Accordingly your request that it be ruled that the IAM Gold Transaction is a disposal contemplated in section 228 by, what is implied, Gold Fields and thus an affected transaction governed by the Code is not granted.

• Para 13.6   For the reasons stated in para 13.5 neither the Code nor its rule 29(d) has any application in the IAM Gold Transaction. Accordingly the ruling requested in not granted.
 
• Para 13.7   The IAM Gold Transaction is not an affected transaction as defined by the Companies Act, nor the Code. Consequently it cannot constitute an alternative offer subject to the provisions of the Code.
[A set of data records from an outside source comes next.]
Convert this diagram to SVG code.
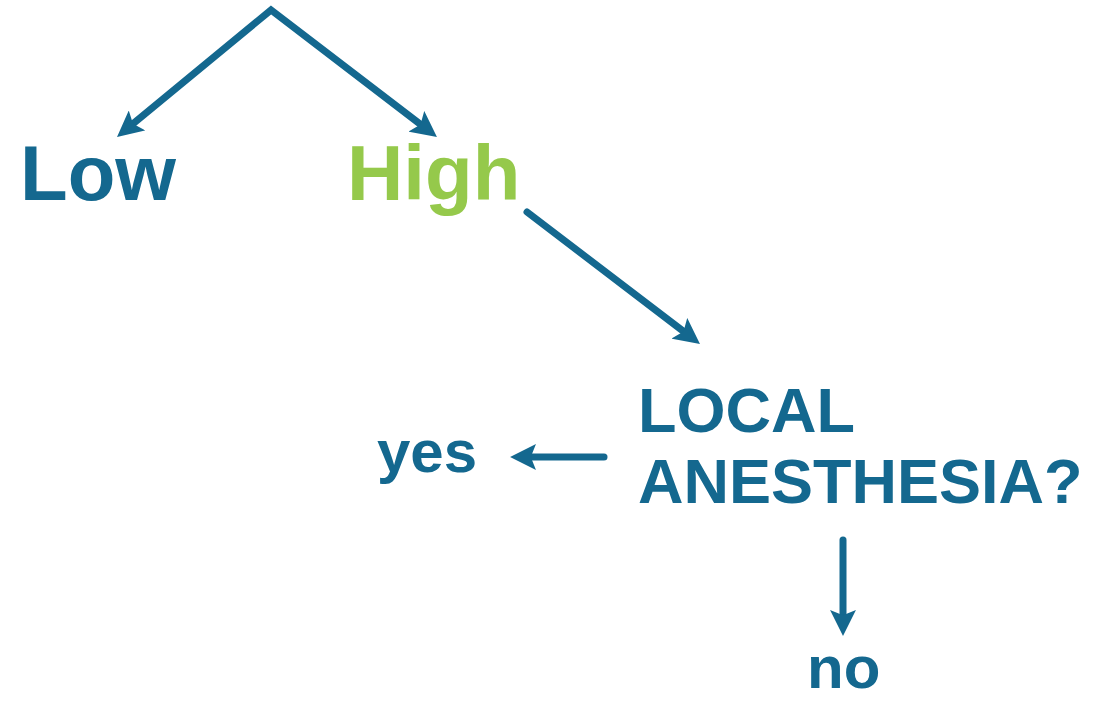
<svg xmlns="http://www.w3.org/2000/svg" width="1096" height="702" viewBox="0 0 1096 702">
<style>
.t{font-family:"Liberation Sans",Arial,sans-serif;font-weight:bold;fill:#14688f}
.g{fill:#95c94b}
.c{fill:none;stroke:#14688f;stroke-width:7;stroke-linecap:round;stroke-linejoin:miter}
</style>
<defs>
<marker id="ah" viewBox="0 0 10 10" markerWidth="3.7" markerHeight="3.7" refX="2" refY="5" orient="auto-start-reverse" markerUnits="strokeWidth">
<path d="M0,0 L10,5 L0,10 L2,5 z" fill="#14688f"/>
</marker>
</defs>
<rect width="1096" height="702" fill="#ffffff"/>
<g id="connectors">
<path class="c" d="M133,123.8 L271,10 L420.5,124.4" marker-start="url(#ah)" marker-end="url(#ah)"/>
<path class="c" d="M527,212 L683.5,331.4" marker-end="url(#ah)"/>
<path class="c" d="M604,457 L530.8,457" marker-end="url(#ah)"/>
<path class="c" d="M843,540 L843,615.2" marker-end="url(#ah)"/>
</g>
<g id="low"><text class="t" x="20" y="200" font-size="78">Low</text></g>
<g id="high"><text class="t g" x="347" y="200" font-size="78">High</text></g>
<g id="question"><text class="t" x="638" y="432" font-size="63">LOCAL</text><text class="t" x="638" y="503" font-size="63">ANESTHESIA?</text></g>
<g id="yes"><text class="t" x="377" y="472" font-size="60">yes</text></g>
<g id="no"><text class="t" x="807" y="688" font-size="60">no</text></g>
</svg>
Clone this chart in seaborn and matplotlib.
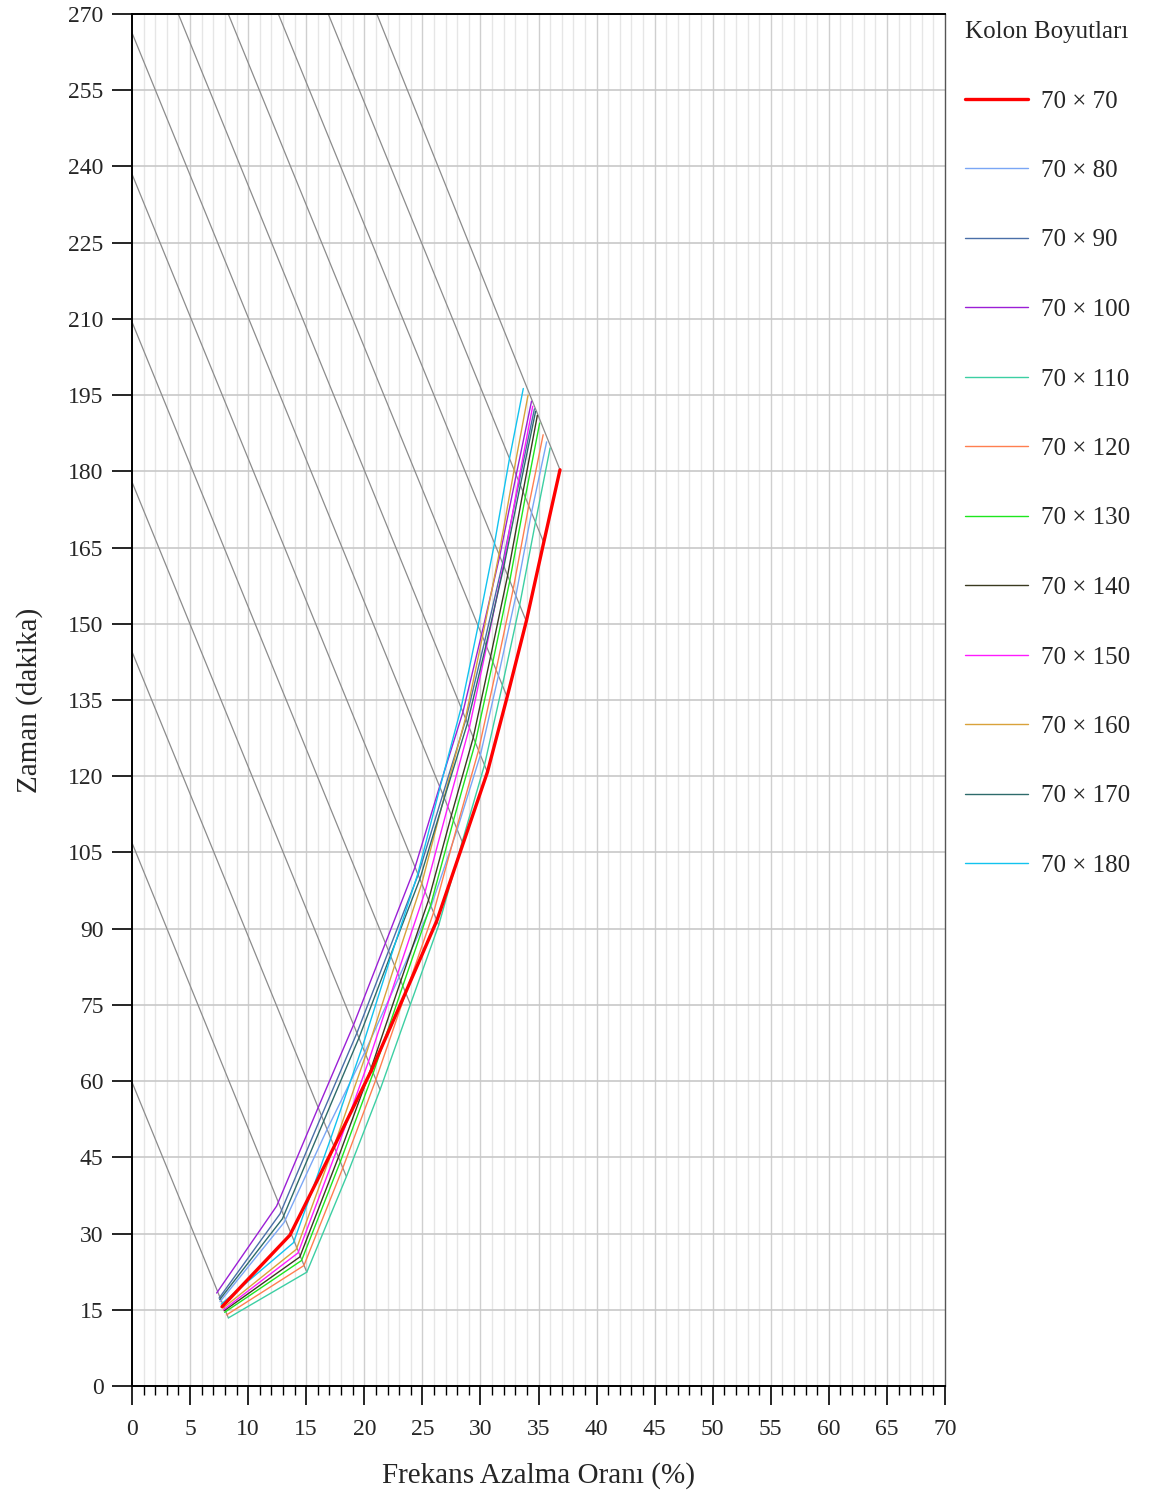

The ruling requested is thus not granted.
 
• Para 13.8   The IAM Gold Transaction circular will not, in fact, constitute the “first major circular” referred to in rules 22.3 to 22.5. Accordingly the ruling requested is not granted.
 
• Para 13.9   The IAM Gold Transaction is, in terms of the ruling in 13.5 above, not an affected transaction. As such the Code does not apply and your requested ruling is not granted.
 
• Para 13.10   As per 13.5 and 13.7 above the IAM Gold Transaction falls outside the jurisdiction of the Code and rule 16.4 has no application. Your request for a ruling in this regard is not granted.
 
• Para 13.11   As per 13.5 and 13.7 above the IAM Gold Transaction falls outside the jurisdiction of the Code and thus rule 3 of the Code has no application. Accordingly the ruling requested is not granted.